Re: Does chirality suggest intelligent design?

Area: Biochemistry
Posted By: Chris Larson, Post-doc/Fellow Laboratory of Genetics
Date: Fri Oct 17 10:26:13 1997
Area of science: Biochemistry
ID: 875813166.Bc
	L-sugars and D-amino acids certainly exist in nature as free
molecules and as the products of racemization of their respective
enantiomeric partners in proteins and carbohydrates, and D-amino acids have
even been found to have a role in normal brain function, but in general it
is true that D-sugars and L-amino acids are the norm.  

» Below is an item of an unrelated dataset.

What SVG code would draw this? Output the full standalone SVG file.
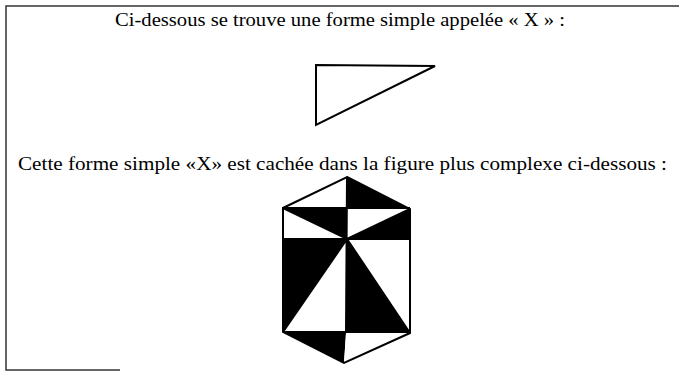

	The fact that usually only D-sugars and L-amino acids are found in natural 
biological macromolecules certainly could be used as an argument for intelligent
design because currently there is no scientific understanding as to why
that should be the case.  However, I would not call it a "compelling"
argument simply because one could always argue that just because there is
not a scientific understanding now of why only the given enantiomers exist
does not mean that there won't be one in the future.  An evolutionary
argument can be made for their predominance as follows: if one imagines
that life arose from a prebiotic primordial soup in the form of a
self-replicating molecule of some sort, and that this process was catalytic
in the sense that molecule A makes more molecule A and molecule B makes
more molecule B, one can imagine that if randomly there got to be more A
than B, this would quickly have a "snowball" effect in which the amount of
A relative to B gets greater and greater, and if this means that A uses up
all of a critical resource for the reaction, i.e., a catalytic surface,
then B would be eliminated.  If from A all subsequent life arose, then if A
was D-sugars or L-amino acids (or something that energetically would be
expected to lead to only them and not the opposite) all subsequent life
would contain them. One could also argue that A had some inherent advantage
in replication, but you don't need to, and as you say there is no known
advantage to the predominant molecules.

	Ultimately, this is really a philosophical question.  Those of a
more scientific persuasion can always argue that we just don't know the
data yet to construct a "scientific" theory explaining the phenomenon (any
phenomenon around which this kind of debate happens), while those of a more
theological persuasion can always argue that there is a sentient, guiding
force behind what behavior they seek to explain.  Or to put it another way,
one side will say we just don't know enough yet, and the other side will
say it is God.  Since it is logically impossible to prove (i) that what one
doesn't know either exists and hasn't been found yet or doesn't exist, or
(ii) that God either exists or doesn't, then there is no way of resolving
this conflict.  All that can really happen is for physical data to arise
that leads to a plausible scientific explanation for whatever you are
talking about and for this explanation to be accepted by the vast majority
of people.  But for cases in which that hasn't happened, logically one
can't argue that it will happen or that it won't; you either believe that
it will or you believe that it won't.